Provided material
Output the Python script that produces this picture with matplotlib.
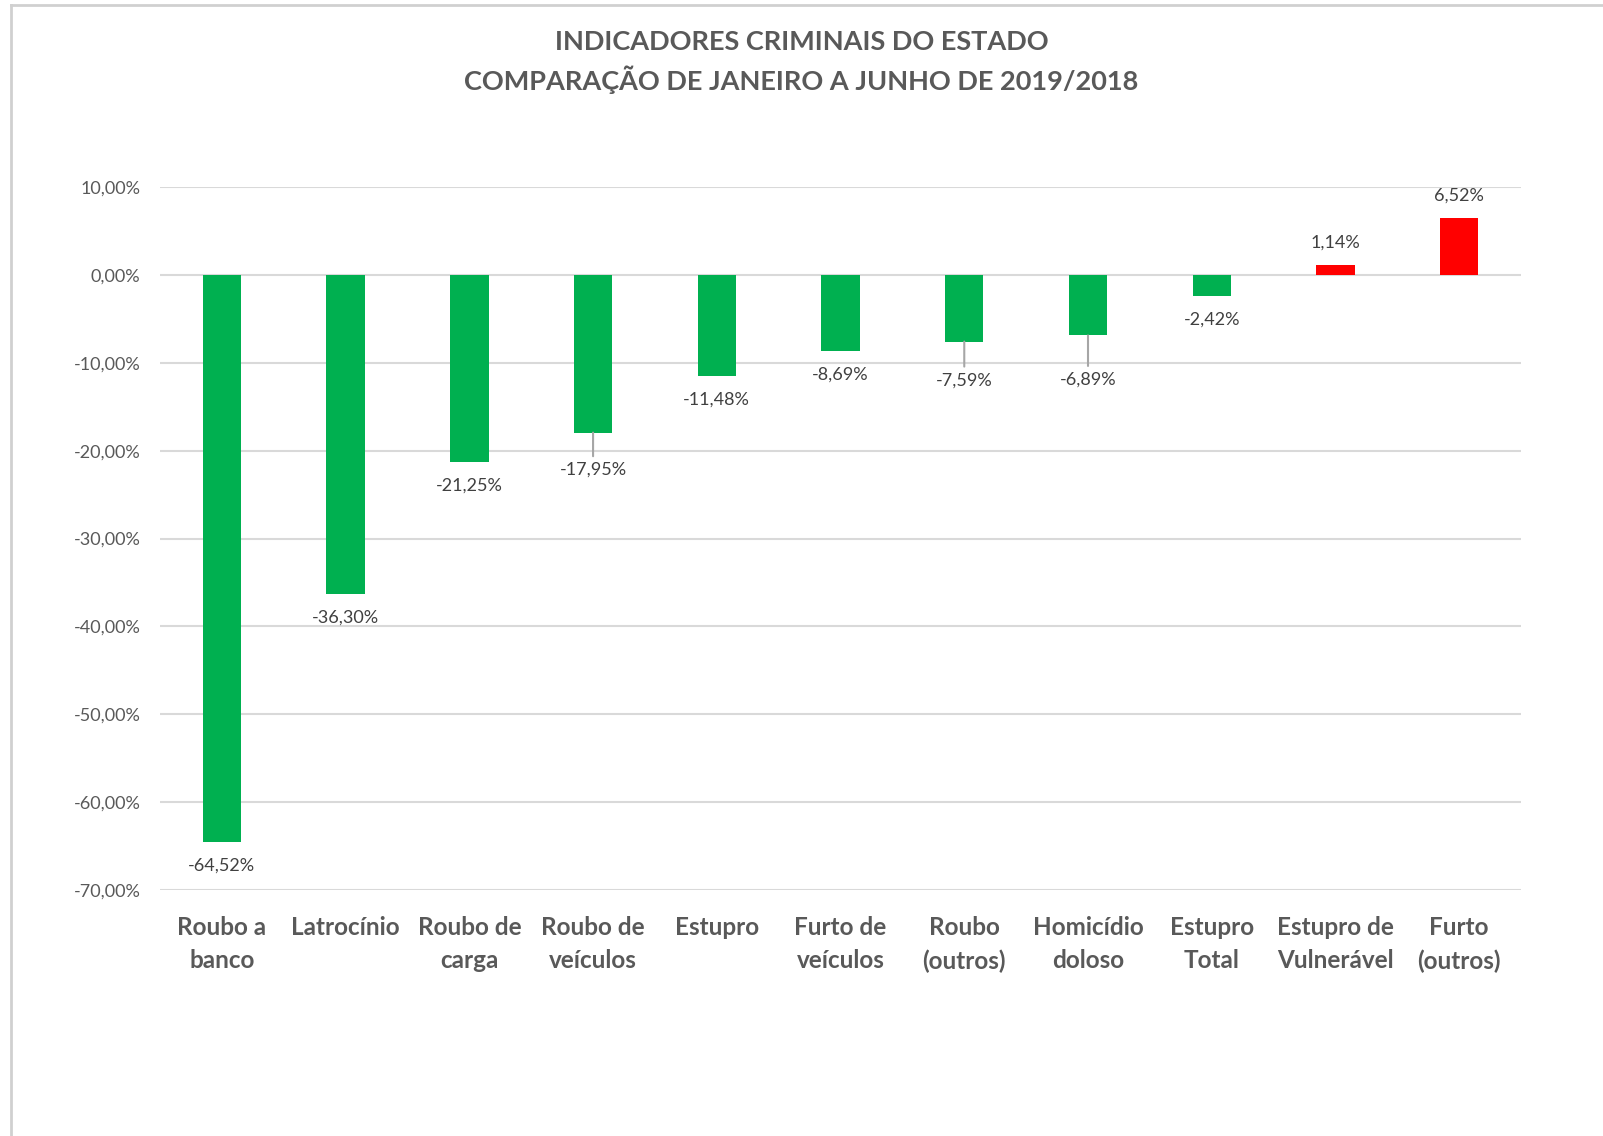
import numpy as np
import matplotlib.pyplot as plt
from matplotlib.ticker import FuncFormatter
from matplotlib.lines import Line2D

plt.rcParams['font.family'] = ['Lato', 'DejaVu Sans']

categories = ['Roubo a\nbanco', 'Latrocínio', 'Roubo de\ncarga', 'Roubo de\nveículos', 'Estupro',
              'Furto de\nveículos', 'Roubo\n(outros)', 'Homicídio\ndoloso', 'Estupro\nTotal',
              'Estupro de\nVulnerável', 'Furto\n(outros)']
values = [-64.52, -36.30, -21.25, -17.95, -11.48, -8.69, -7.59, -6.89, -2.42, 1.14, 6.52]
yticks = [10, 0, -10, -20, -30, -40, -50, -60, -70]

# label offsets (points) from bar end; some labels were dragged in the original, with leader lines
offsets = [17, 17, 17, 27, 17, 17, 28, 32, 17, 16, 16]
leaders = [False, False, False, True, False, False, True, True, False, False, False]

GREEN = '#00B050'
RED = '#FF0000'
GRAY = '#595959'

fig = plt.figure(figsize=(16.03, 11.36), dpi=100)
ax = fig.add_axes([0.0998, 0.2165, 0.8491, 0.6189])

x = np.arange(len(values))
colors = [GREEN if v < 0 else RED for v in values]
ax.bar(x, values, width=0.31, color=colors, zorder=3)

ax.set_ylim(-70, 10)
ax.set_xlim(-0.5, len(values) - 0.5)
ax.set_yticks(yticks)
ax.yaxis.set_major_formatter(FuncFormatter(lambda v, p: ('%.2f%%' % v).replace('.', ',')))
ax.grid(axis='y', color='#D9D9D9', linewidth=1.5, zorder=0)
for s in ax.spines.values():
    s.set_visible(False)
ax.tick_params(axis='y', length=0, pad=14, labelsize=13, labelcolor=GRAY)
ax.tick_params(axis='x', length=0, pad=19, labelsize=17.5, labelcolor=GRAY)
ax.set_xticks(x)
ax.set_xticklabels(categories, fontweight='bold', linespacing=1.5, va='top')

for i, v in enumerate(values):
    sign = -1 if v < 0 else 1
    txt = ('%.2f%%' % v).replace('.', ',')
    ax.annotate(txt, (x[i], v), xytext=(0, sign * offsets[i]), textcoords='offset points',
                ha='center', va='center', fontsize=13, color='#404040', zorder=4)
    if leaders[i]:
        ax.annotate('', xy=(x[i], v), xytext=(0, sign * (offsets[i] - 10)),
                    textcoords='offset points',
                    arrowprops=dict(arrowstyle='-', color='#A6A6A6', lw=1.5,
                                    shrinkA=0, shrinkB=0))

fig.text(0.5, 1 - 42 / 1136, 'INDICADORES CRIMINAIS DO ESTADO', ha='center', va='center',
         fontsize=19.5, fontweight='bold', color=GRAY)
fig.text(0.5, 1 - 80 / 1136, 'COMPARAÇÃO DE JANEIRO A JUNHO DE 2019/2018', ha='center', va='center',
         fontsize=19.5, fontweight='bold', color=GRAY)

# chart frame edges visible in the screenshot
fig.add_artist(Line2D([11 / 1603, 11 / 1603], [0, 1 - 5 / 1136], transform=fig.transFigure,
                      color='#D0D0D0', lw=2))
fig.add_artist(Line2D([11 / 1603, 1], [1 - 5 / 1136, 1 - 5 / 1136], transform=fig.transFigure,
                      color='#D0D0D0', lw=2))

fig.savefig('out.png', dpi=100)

Objective
Everything from the first line to the line with "plt.rcParams['font.family'] = ['Lato', 'DejaVu" must be repeated exactly, and nothing else. Leave the pictures out.

Result below
Output the Python script that produces this picture with matplotlib.
import numpy as np
import matplotlib.pyplot as plt
from matplotlib.ticker import FuncFormatter
from matplotlib.lines import Line2D

plt.rcParams['font.family'] = ['Lato', 'DejaVu Sans']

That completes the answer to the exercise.